An inclusive and engaging onboarding experience for international employees
Defining a new strategy and set of initiatives to make the onboarding process more effective at scale
How might a company deliver a memorable and effective onboarding experience to a high number of new hires, across three countries, joining both remotely and in-person, while catering to diverse needs and accelerating their integration?
Starting from an assessment of the existing bootcamp, we worked with Doctolib’s People Team to reimagine the onboarding journey as a scalable and inclusive experience. Through an initial immersive research (observation, shadowing and in-depth interviews in France and Germany), we identified key behavioural archetypes among New Joiners and mapped tensions in their early expectations. Those insights led to co-design workshops and strategy sessions aimed at shaping a more effective, personalised and flexible bootcamp structure.
A layered onboarding model combining a consistent baseline experience for everyone, with additional collective rituals to engage the “belongers”, plus optional customizable modules, to enable a more “strategic” use of the sessions. Over 30 ideas were generated, 20 prioritised in the first-year roadmap, and key features rapidly prototyped, including a cross-country agenda.
The first days within a new company leave a long-lasting mark on the relationship between an individual and the organisation which hired them. Poor on-boarding can lead to early attrition and underperforming employees, as well as limit the possibilities of business growth. If well designed, the employee onboarding can anchor not only essential knowledge, but more importantly, good practices, shared habits and perspectives.

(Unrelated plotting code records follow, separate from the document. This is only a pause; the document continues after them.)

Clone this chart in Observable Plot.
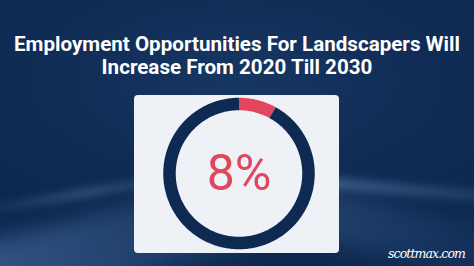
<!DOCTYPE html>
<html>
<head>
<meta charset="utf-8">
<script src="https://cdn.jsdelivr.net/npm/d3@7"></script>
<script src="https://cdn.jsdelivr.net/npm/@observablehq/plot@0.6"></script>
<style>
  html, body { margin: 0; padding: 0; }
  body {
    width: 474px; height: 266px; overflow: hidden; position: relative;
    background: radial-gradient(ellipse 70% 60% at 50% 30%, #163662 0%, #102c55 60%, #0d2850 100%);
    font-family: Roboto, "Open Sans", sans-serif;
  }
  .streak { position: absolute; filter: blur(4px); pointer-events: none; }
  #title {
    position: absolute; left: 0; top: 33px; width: 474px; text-align: center;
    color: #ffffff; font-weight: 700; font-size: 20.6px; line-height: 23px;
  }
  #card {
    position: absolute; left: 134px; top: 95px; width: 205px; height: 158px;
    background: #eef1f6; border-radius: 4px;
  }
  #card svg { display: block; }
  #brand {
    position: absolute; right: 9px; top: 246px; color: #ffffff;
    font-family: "DejaVu Serif", serif; font-style: italic; font-size: 12.5px;
    letter-spacing: -0.9px;
  }
</style>
</head>
<body>
<div class="streak" style="left:-60px; top:215px; width:320px; height:70px; transform:rotate(-14deg); background:linear-gradient(90deg, rgba(90,130,185,0.55), rgba(60,100,160,0.15)); filter:blur(10px);"></div>
<div class="streak" style="left:-40px; top:190px; width:250px; height:6px; transform:rotate(-10deg); background:linear-gradient(90deg, rgba(120,160,210,0.0), rgba(120,160,210,0.45), rgba(120,160,210,0.0));"></div>
<div class="streak" style="left:300px; top:185px; width:220px; height:10px; transform:rotate(5deg); background:linear-gradient(90deg, rgba(120,160,210,0.5), rgba(120,160,210,0.1));"></div>
<div class="streak" style="left:300px; top:210px; width:220px; height:50px; transform:rotate(12deg); background:linear-gradient(90deg, rgba(70,110,165,0.35), rgba(70,110,165,0.05)); filter:blur(10px);"></div>
<div id="title">Employment Opportunities For Landscapers Will<br>Increase From 2020 Till 2030</div>
<div id="card"></div>
<div id="brand">scottmax.com</div>
<script>
// Share of the ring: growth versus the rest of the circle
const segments = ["Growth", "Rest"];
const shares = [8, 92];
const segmentColors = ["#e2465c", "#0e2a52"];
const centerLabel = `${shares[0]}%`;

// Turn each share into an arc path in unit-circle coordinates (clockwise from 12 o'clock)
const pie = d3.pie().sort(null).value(d => d.share);
const arcs = pie(segments.map((name, i) => ({name, share: shares[i]})));
const ringPoints = arcs.flatMap(a => {
  const steps = Math.max(8, Math.ceil((a.endAngle - a.startAngle) / (Math.PI / 180)));
  return d3.range(steps + 1).map(k => {
    const t = a.startAngle + (a.endAngle - a.startAngle) * k / steps;
    return {name: a.data.name, x: Math.sin(t), y: Math.cos(t)};
  });
});

const chart = Plot.plot({
  width: 205,
  height: 158,
  marginLeft: 35,
  marginRight: 31,
  marginTop: 8.5,
  marginBottom: 10.5,
  x: {domain: [-1, 1], axis: null},
  y: {domain: [-1, 1], axis: null},
  color: {domain: segments, range: segmentColors},
  style: {background: "transparent", overflow: "visible"},
  marks: [
    Plot.line(ringPoints, {x: "x", y: "y", z: "name", stroke: "name", strokeWidth: 12.5, strokeLinecap: "butt", strokeLinejoin: "round", curve: "linear"}),
    Plot.text([centerLabel], {x: () => 0, y: () => 0, text: d => d, fill: segmentColors[0], fontSize: 50, fontWeight: 400, fontFamily: "Roboto", dy: 0})
  ]
});
document.getElementById("card").appendChild(chart);
</script>
</body>
</html>
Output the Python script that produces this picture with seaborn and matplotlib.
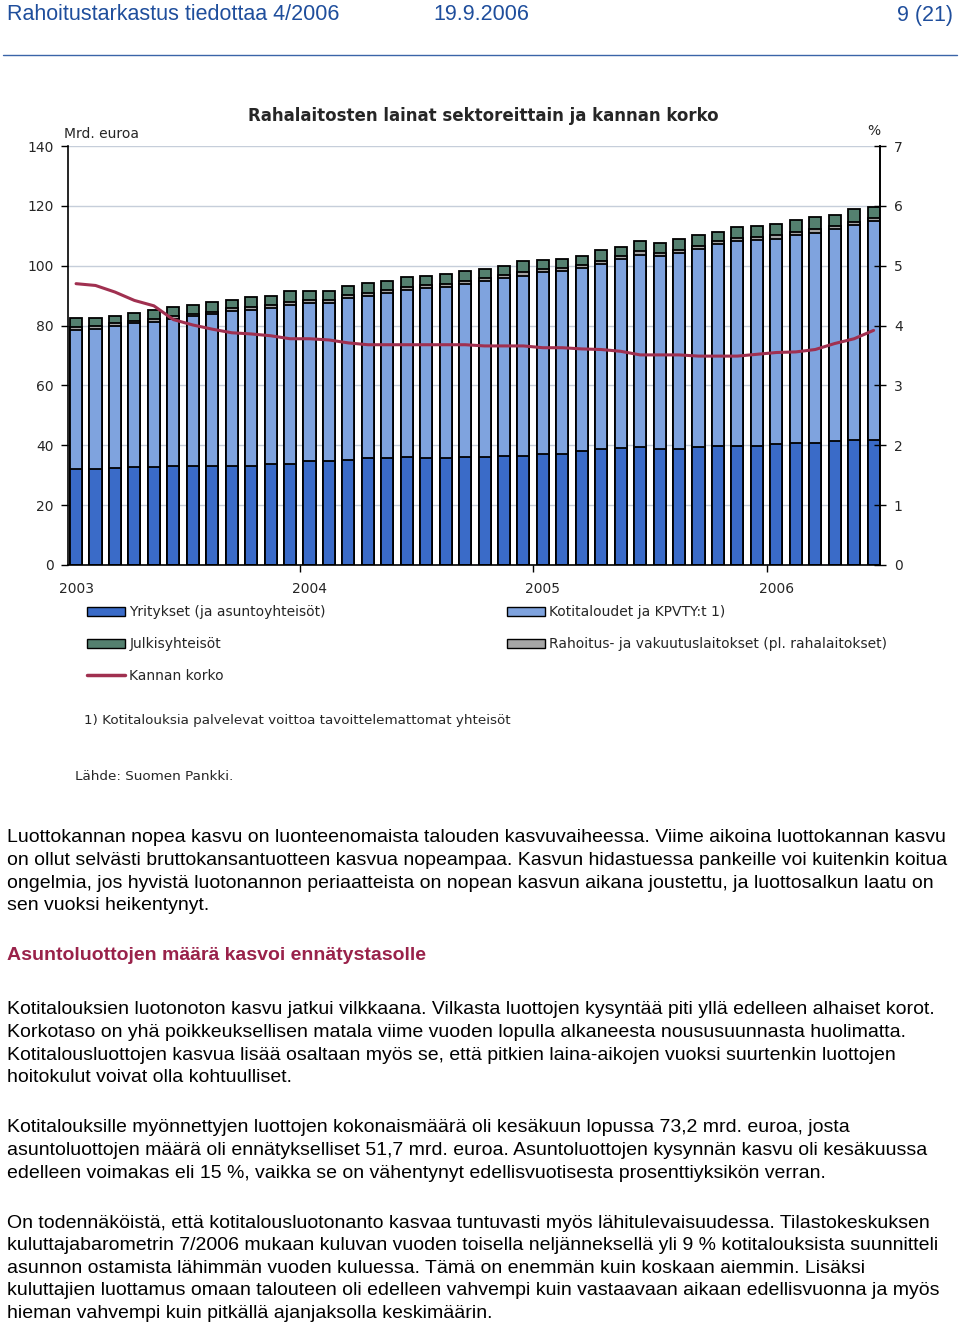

Doctolib’s People Team continuously face the challenge of hiring and onboarding new employees. One of their key tools to meet this challenge is the ‘Doctolib Bootcamp’—a four-day induction programme originally designed for sales representatives and then extended to all company employees. While initially tailored to early-career professionals with limited experience and little knowledge of the healthcare sector, the company soon recognised the bootcamp’s potential as a scalable solution for all roles, from interns to department heads. It not only delivered essential information but also evolved into a strategic opportunity to build shared practices, introduce core tools, and express the company's culture from day one.
In 2022, due to rapid growth and increasing demand for hybrid onboarding, the People Team began exploring how to further improve the onboarding experience to make it even more scalable and effective across multiple countries. They got in touch with oblo to design a new and improved bootcamp experience as the first touchpoint of a long well-structured learning journey for every Doctolib employee.

The initial qualitative research phase involved one week of observation and shadowing, during which our team joined the bootcamp sessions in France and Germany. We experienced the early days in the company alongside New Joiners—from formal inductions to informal office tours—allowing us to gather first-hand impressions. This immersion was followed by a series of one-to-one interviews with both New Joiners and key bootcamp stakeholders (those responsible for delivering or impacted by the experience). Those conversations helped us gather a wide range of perspectives.
We synthesised the diverse attitudes and needs that emerged into behavioural archetypes, which became a foundation for sharing research insights and redesigning the onboarding strategy. For instance, 'The Doers' approach onboarding with a practical, results-focused mindset; they’re eager to start working and connect with their teams quickly. 'The Belongers' are enthusiastic about the social and cultural dimensions of the bootcamp, using it as a moment to feel part of the company. 'The Strategists' require flexibility from the outset, using this time to plan future collaborations and manage their already-busy agendas.
Shifting from the research to the strategy phase, we decided to take into account all of those behavioural tensions, rather than simplifying by compromising or prioritising specific attitudes over others. The design questions inspired by those behavioural tensions allowed us to create a fully inclusive experience, appealing to all the different New Joiners’ behaviours by mixing different aspects and paying attention to every necessity.

As a result, we proposed a layered strategy made up of a core experience—designed to equip all New Joiners with essential tools, processes and foundational knowledge—complemented by collective rituals and a suite of customisable extras. On top of the baseline experience, engaging moments of connection with other peers and Doctolib’s culture have been added to the Bootcamp, in order to give people a glimpse of what it means to work there and start establishing relationships. In addition, a few initiatives allow the more senior profiles to maximize the Bootcamp experience based on their availability, and condense their participation around the most meaninfgul moments or specific matters they are interested in. Every part of the experience is made accessible for people in person and online, and not-english/french speakers could easily participate in the sessions too thanks to dedicated moments in their native languages and simultaneous translation.
This new onboarding strategy generated over 30 potential experiments, which were refined into a shortlist of 20 initiatives that formed the basis of the People Team's roadmap for the following year. Successive design sprints enabled the rapid prototyping and testing of several of these ideas, including a modular and flexible cross-country agenda, and a new online page to publish the bootcamp program and other updates.